Jaun José Saer



De nationalité argentine, Juan José Saer vivait en France depuis 1968. Il était enseignant à l’université de Rennes et considéré comme l’un des plus grands écrivains contemporains. Traduite en plusieurs langues, largement publiée en France, son œuvre comprend, entre autres, trois livres de nouvelles, plusieurs recueils de poésie, un essai et dix romans, dont L’Ancêtre, qui a obtenu en 1987 le prix du IIIe Festival du livre à Nantes. Il est mort à l’âge de 67 ans, à Paris, en juin 2005.
Au petit-déjeuner

Vu de l'extérieur, c'est un homme âgé, calme et bien mis, habillé simplement, et qui, comme tant d'autres habitants de la ville, prend son petit déjeuner dans un café de Buenos Aires. A l'intérieur, pourtant, chaque matin, durant quelques minutes, à partir d'une association d'idées qui l'obsède depuis des années, il fait le compte dans sa tête de tous les massacres du siècle. Il les comptabilise et, à mesure que de nouveaux se produisent, il les ajoute à la liste, de telle manière que lorsqu'il les évoque et les énumère, il ne peut empêcher que lui viennent en mémoire les vers de Dante :
le venìa sì lunga tratta 
di gente, ch’i’ non averei creduto 
che morte tanta n’avesse disfatta.
« Une si longue file de gens, que je n’aurais pas cru que la mort en eût tant défait » : de cette masse fantasmagorique étaient exclus ceux qui étaient morts à la guerre ou par accident, qui s'étaient suicidés ou morts de maladies, ceux qui avaient été exécutés pour les crimes qu'ils avaient commis. Non. Il ne prenait en compte que tous ceux qui avaient été exterminés non pour le danger, réel ou imaginaire, qu'ils représentait, mais simplement parce que leurs assassins, pour une raison qu'eux seuls considèrent légitime, ont décidé qu'ils ne devaient plus vivre : les Arméniens par les Turcs par exemple (1 300 000 victimes), ou les Juifs (6 000 000), les Tziganes (600 000) et les malades mentaux (chiffre non connu) par les nazis. (...)

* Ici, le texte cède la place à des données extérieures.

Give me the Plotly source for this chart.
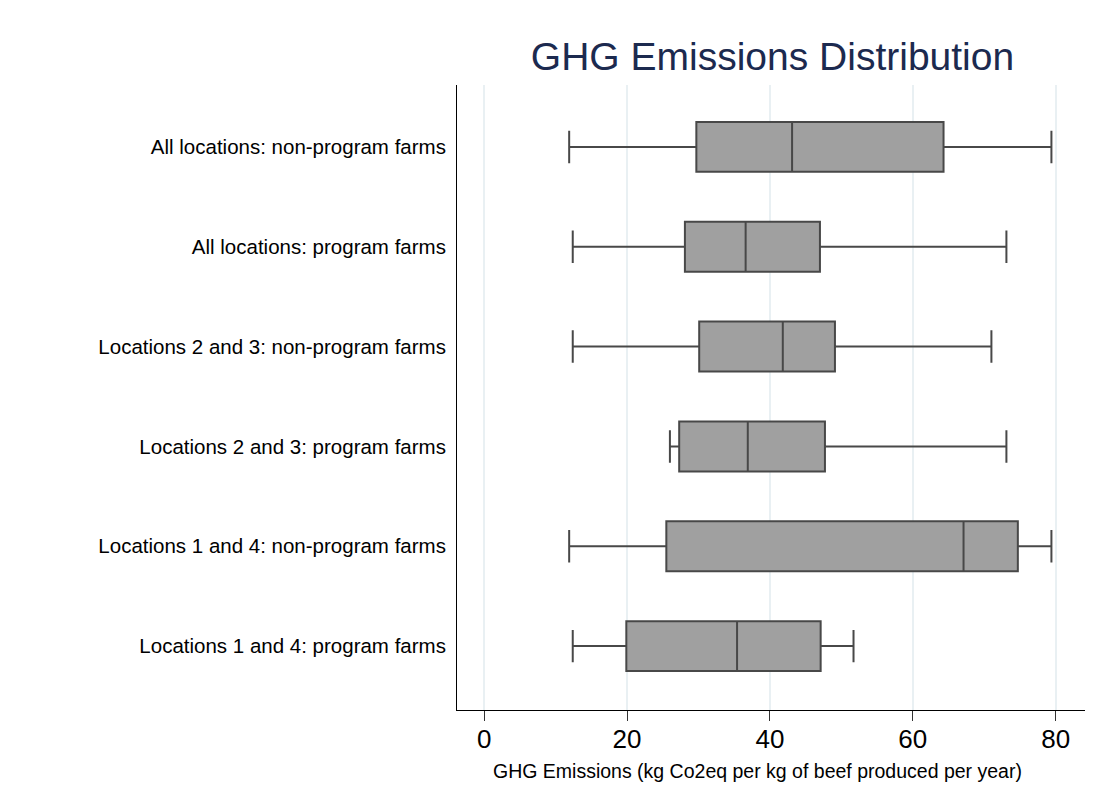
import plotly.graph_objects as go

categories = [
    "All locations: non-program farms",
    "All locations: program farms",
    "Locations 2 and 3: non-program farms",
    "Locations 2 and 3: program farms",
    "Locations 1 and 4: non-program farms",
    "Locations 1 and 4: program farms",
]
lower_whisker = [11.9, 12.4, 12.4, 26.0, 11.9, 12.4]
q1_values = [29.7, 28.1, 30.1, 27.3, 25.5, 19.9]
median_values = [43.1, 36.6, 41.8, 36.9, 67.1, 35.4]
q3_values = [64.3, 47.0, 49.1, 47.7, 74.7, 47.1]
upper_whisker = [79.4, 73.1, 71.0, 73.1, 79.4, 51.7]
x_ticks = [0, 20, 40, 60, 80]

fig = go.Figure()
fig.add_trace(go.Box(
    y=categories,
    q1=q1_values,
    median=median_values,
    q3=q3_values,
    lowerfence=lower_whisker,
    upperfence=upper_whisker,
    orientation="h",
    width=0.5,
    whiskerwidth=0.65,
    fillcolor="#a0a0a0",
    line=dict(color="#484848", width=2),
    boxpoints=False,
    hoverinfo="x+y",
    showlegend=False,
))

fig.update_layout(
    width=1108,
    height=810,
    paper_bgcolor="white",
    plot_bgcolor="white",
    margin=dict(l=449, r=31, t=77, b=108),
    font=dict(family="Liberation Sans, Arial, sans-serif", color="black"),
    title=dict(
        text="GHG Emissions Distribution",
        x=0.69, xanchor="center",
        y=0.94, yanchor="middle",
        font=dict(size=39, color="#1c2a4f"),
    ),
    xaxis=dict(
        range=[-3.8, 84.1],
        tickvals=x_ticks,
        ticks="outside",
        ticklen=10,
        tickcolor="#333333",
        tickfont=dict(size=26),
        ticklabelstandoff=-4,
        showgrid=True,
        gridcolor="#e9f0f3",
        gridwidth=2,
        zeroline=False,
        showline=True,
        linecolor="black",
        linewidth=1,
    ),
    yaxis=dict(
        type="category",
        categoryarray=categories,
        range=[5.64, -0.62],
        ticks="",
        tickfont=dict(size=20.5),
        ticklabelstandoff=6,
        showgrid=False,
        zeroline=False,
        showline=True,
        linecolor="black",
        linewidth=1,
    ),
    annotations=[dict(
        text="GHG Emissions (kg Co2eq per kg of beef produced per year)",
        xref="paper", yref="paper",
        x=0.478, y=-0.097,
        xanchor="center", yanchor="middle",
        showarrow=False,
        font=dict(size=19.5, color="black"),
    )],
)

fig.write_html("out.html")
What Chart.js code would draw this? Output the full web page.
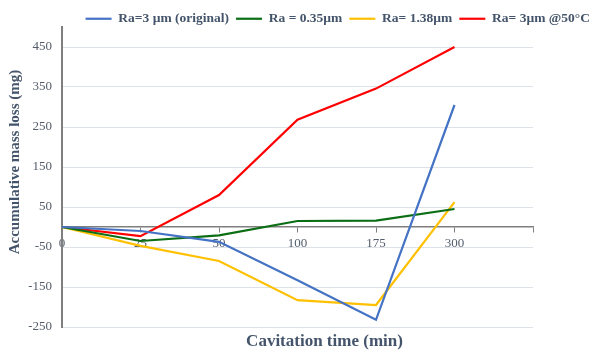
<!DOCTYPE html>
<html>
<head>
<meta charset="utf-8">
<script src="https://cdn.jsdelivr.net/npm/chart.js@4/dist/chart.umd.min.js"></script>
<style>
  body { margin: 0; background: #fff; }
  #chart { display: block; }
</style>
</head>
<body>
<canvas id="chart" width="602" height="354"></canvas>
<script>
// cavitation time (min), last one is the empty slot at the axis end
var times = ['0', '25', '50', '100', '175', '300', ''];
var yTicks = [-250, -150, -50, 50, 150, 250, 350, 450];

var seriesNames = ['Ra=3 \u00b5m (original)', 'Ra = 0.35\u00b5m', 'Ra= 1.38\u00b5m', 'Ra= 3\u00b5m @50\u00b0C'];
var original = [0, -10, -37, -133, -232, 305];
var ra035 = [0, -35, -21, 15, 16, 45];
var ra138 = [0, -47, -85, -183, -195, 62];
var ra3hot = [0, -23, 80, 268, 346, 450];
var colors = ['#4472c4', '#0b6e14', '#ffc000', '#ff0000'];

var xTitle = 'Cavitation time (min)';
var yTitle = 'Accumulative mass loss (mg)';

var serif = "'Liberation Serif', 'Times New Roman', serif";
var textColor = '#44546a';
var tickColor = '#535d6c';
var axisGray = '#7f7f7f';

function line(name, values, color) {
    return {
        label: name,
        data: values,
        borderColor: color,
        backgroundColor: color,
        borderWidth: 2.2,
        pointRadius: 0,
        tension: 0,
        fill: false
    };
}

// axis titles sit a bit off-centre in the original, so draw them here
var axisTitles = {
    id: 'axisTitles',
    afterDraw: function(c) {
        var g = c.ctx, area = c.chartArea;
        g.save();
        g.fillStyle = textColor;
        g.textAlign = 'center';
        g.textBaseline = 'middle';
        g.font = 'bold 17px ' + serif;
        g.fillText(xTitle, (area.left + area.right) / 2 + 27, area.bottom + 15);
        g.translate(15, (area.top + area.bottom) / 2 - 15);
        g.rotate(-Math.PI / 2);
        g.font = 'bold 15px ' + serif;
        g.fillText(yTitle, 0, 0);
        g.restore();
    }
};

var ctx = document.getElementById('chart').getContext('2d');
var chart = new Chart(ctx, {
    type: 'line',
    data: {
        labels: times,
        datasets: [
            line(seriesNames[0], original, colors[0]),
            line(seriesNames[1], ra035, colors[1]),
            line(seriesNames[2], ra138, colors[2]),
            line(seriesNames[3], ra3hot, colors[3])
        ]
    },
    plugins: [axisTitles],
    options: {
        responsive: false,
        animation: false,
        layout: { padding: { top: 5, right: 5, bottom: 0, left: 0 } },
        plugins: {
            tooltip: { enabled: false },
            legend: {
                position: 'top',
                align: 'end',
                maxHeight: 22,
                labels: {
                    usePointStyle: true,
                    pointStyle: 'line',
                    pointStyleWidth: 26,
                    boxHeight: 14,
                    padding: 7,
                    color: textColor,
                    font: { family: serif, size: 13.5, weight: 'bold' }
                }
            }
        },
        scales: {
            x: {
                type: 'category',
                position: { y: 0 },
                offset: false,
                grid: {
                    drawOnChartArea: false,
                    drawTicks: true,
                    tickLength: 5,
                    color: axisGray
                },
                border: { color: axisGray, width: 1.5 },
                ticks: {
                    autoSkip: false,
                    maxRotation: 0,
                    padding: 4,
                    color: tickColor,
                    font: { family: serif, size: 13 }
                }
            },
            // reserves the room for the bottom title
            xRoom: {
                type: 'category',
                position: 'bottom',
                labels: times,
                grid: { display: false },
                border: { display: false },
                ticks: { display: false },
                afterFit: function(s) { s.height = 27; }
            },
            y: {
                type: 'linear',
                min: -250,
                max: 500,
                afterBuildTicks: function(s) {
                    s.ticks = yTicks.map(function(v) { return { value: v }; });
                },
                afterFit: function(s) { s.width = 62; },
                grid: { drawTicks: false, color: '#dde1e8', lineWidth: 1 },
                border: { color: axisGray, width: 2 },
                ticks: {
                    padding: 10,
                    color: tickColor,
                    font: { family: serif, size: 13 }
                }
            },
            // empty space on the right like the original
            yRight: {
                type: 'linear',
                position: 'right',
                display: true,
                grid: { display: false },
                border: { display: false },
                ticks: { display: false },
                afterFit: function(s) { s.width = 64; }
            }
        }
    }
});
</script>
</body>
</html>
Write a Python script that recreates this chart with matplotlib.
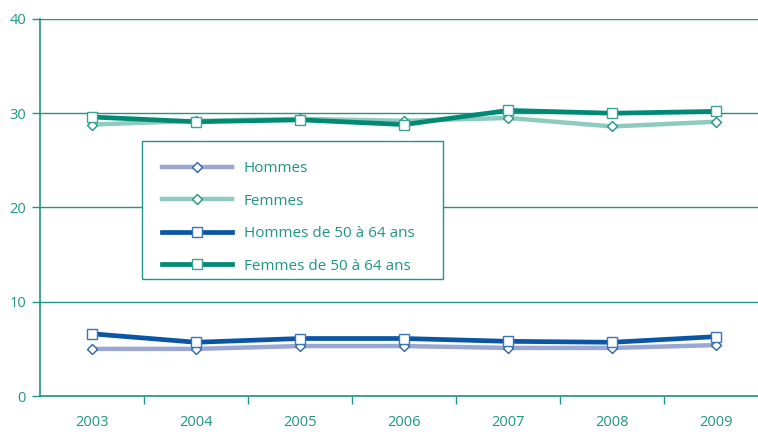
"""Part des salariés - hommes / femmes, 2003-2009."""

import matplotlib.pyplot as plt
import numpy as np
from matplotlib.patches import Rectangle

years = ["2003", "2004", "2005", "2006", "2007", "2008", "2009"]
hommes = [5.0, 5.0, 5.3, 5.3, 5.1, 5.1, 5.4]
femmes = [28.8, 29.2, 29.4, 29.2, 29.5, 28.6, 29.1]
hommes_50_64 = [6.6, 5.7, 6.1, 6.1, 5.8, 5.7, 6.3]
femmes_50_64 = [29.6, 29.1, 29.3, 28.8, 30.3, 30.0, 30.2]

TEAL = "#1f9585"
plt.rcParams["font.family"] = ["Open Sans", "DejaVu Sans"]

fig = plt.figure(figsize=(7.58, 4.32), dpi=100)
axis = fig.add_axes([40 / 758, 36 / 432, 718 / 758, 377 / 432])

x = np.arange(len(years))

# Line plots
axis.plot(x, hommes, color="#9aa6d4", lw=3.2, marker="D", markersize=5.5,
          markerfacecolor="white", markeredgecolor="#2a62ad", markeredgewidth=1,
          label="Hommes", zorder=3)
axis.plot(x, femmes, color="#8ecbbf", lw=3.2, marker="D", markersize=5.5,
          markerfacecolor="white", markeredgecolor="#1f9585", markeredgewidth=1,
          label="Femmes", zorder=3)
axis.plot(x, hommes_50_64, color="#0a56a6", lw=3.4, marker="s", markersize=7,
          markerfacecolor="white", markeredgecolor="#3a74b8", markeredgewidth=1,
          label="Hommes de 50 à 64 ans", zorder=4)
axis.plot(x, femmes_50_64, color="#008a76", lw=3.4, marker="s", markersize=7,
          markerfacecolor="white", markeredgecolor="#3aa494", markeredgewidth=1,
          label="Femmes de 50 à 64 ans", zorder=4)

# Axes
axis.set_xlim(-0.5, 6.4)
axis.set_ylim(0, 40)
axis.set_yticks([0, 10, 20, 30, 40])
axis.set_xticks(x)
axis.set_xticklabels(years)
axis.set_xticks(np.arange(0.5, 6.5, 1), minor=True)
axis.tick_params(axis="x", which="major", length=0, pad=14, labelsize=10.5,
                 labelcolor=TEAL)
axis.tick_params(axis="x", which="minor", length=6, width=1, color=TEAL,
                 direction="out")
axis.tick_params(axis="y", length=6, width=1, color=TEAL, pad=4,
                 labelsize=10.5, labelcolor=TEAL)
axis.grid(axis="y", color=TEAL, lw=1)
axis.set_axisbelow(True)
for side in ["top", "right"]:
    axis.spines[side].set_visible(False)
for side in ["left", "bottom"]:
    axis.spines[side].set_color(TEAL)
    axis.spines[side].set_linewidth(1.2)

# Legend box
axis.add_patch(Rectangle((0.142, 0.310), 0.419, 0.366, transform=axis.transAxes,
                         facecolor="white", edgecolor=TEAL, lw=1, zorder=5))
leg = axis.legend(loc="upper left", bbox_to_anchor=(0.142, 0.676),
                  borderaxespad=0, frameon=False, handlelength=4.6,
                  handletextpad=0.75, labelspacing=1.15, borderpad=1.3,
                  fontsize=11, labelcolor=TEAL)
leg.set_zorder(6)

fig.savefig("out.png", dpi=100)
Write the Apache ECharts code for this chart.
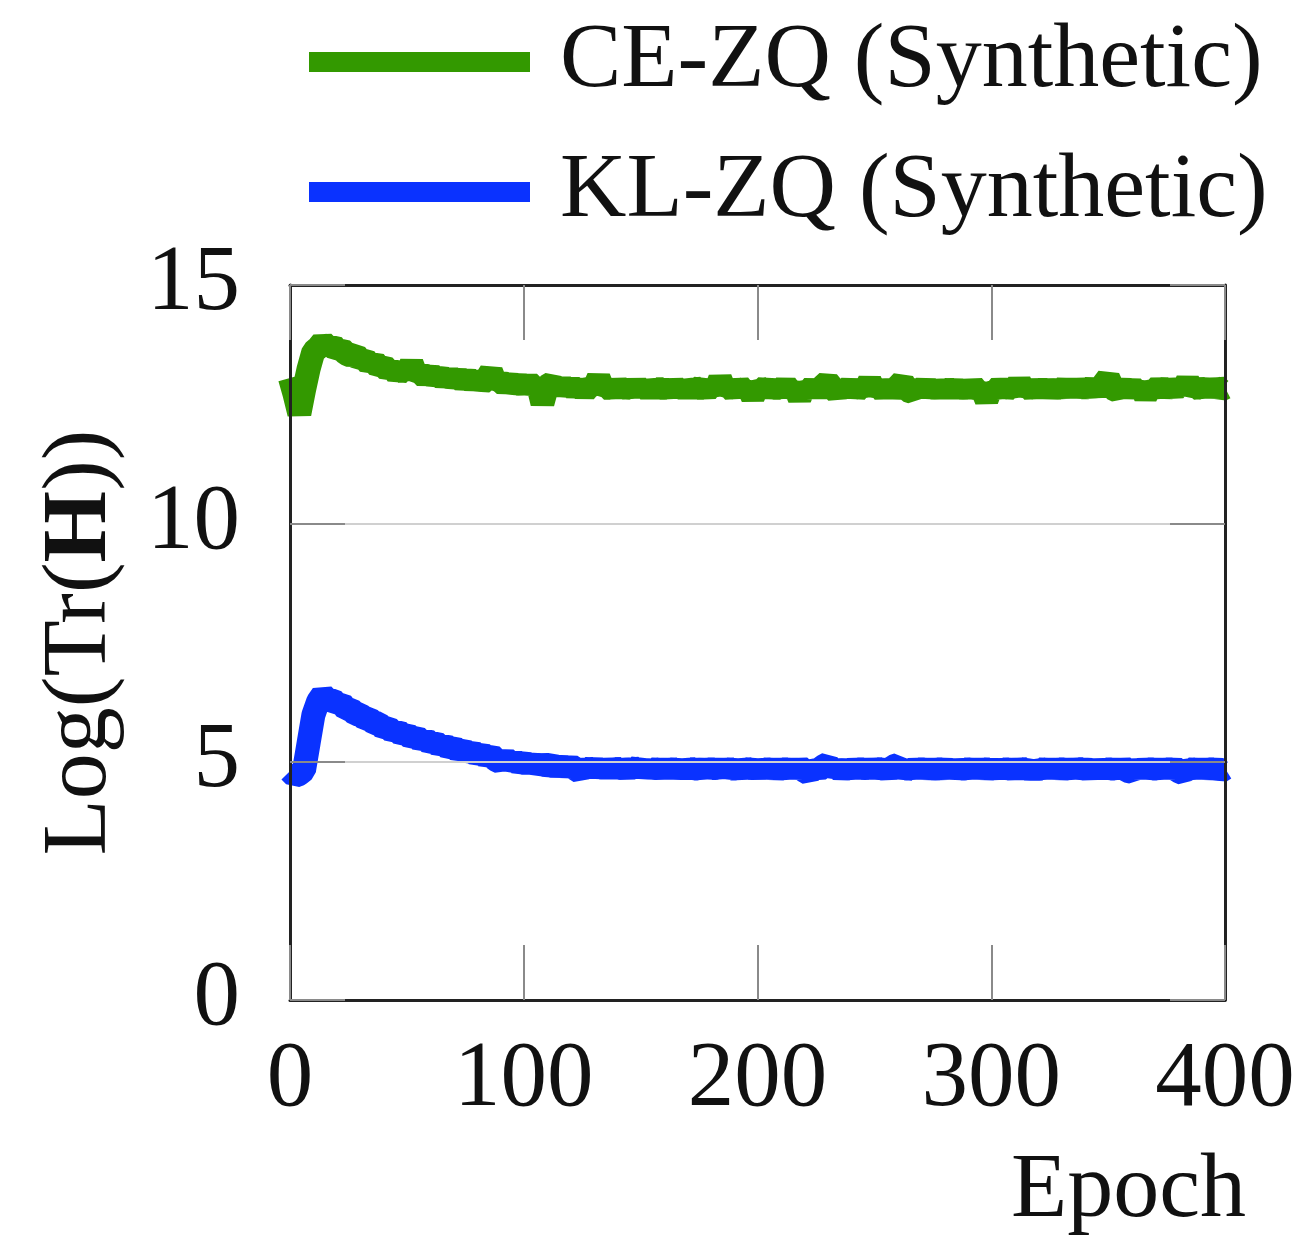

Bien qu'il se disait athée et matérialiste, et que souvent il se targuait de l'être, Golstein pensait aussi que les dieux ne sortaient pas indemnes de ce carnaval qui défilait dans sa tête tous les matins au petit-déjeuner. Que leurs fidèles soient dans le camps des victimes ou des bourreaux, les dieux souffraient des effets pervers de cette boucherie. Beaucoup disparaissaient ou tout du moins changeaient radicalement, perdant leur identité ou leurs attributs, révélant des aspects occultes qui étaient jusque là ignorés. Il est probable qu'ils aient fui atterrés ; il suffisait de voir l'indifférence avec laquelle ils abandonnaient leurs fidèles à la cruauté des bourreaux, ce qui est tout bonnement abominable.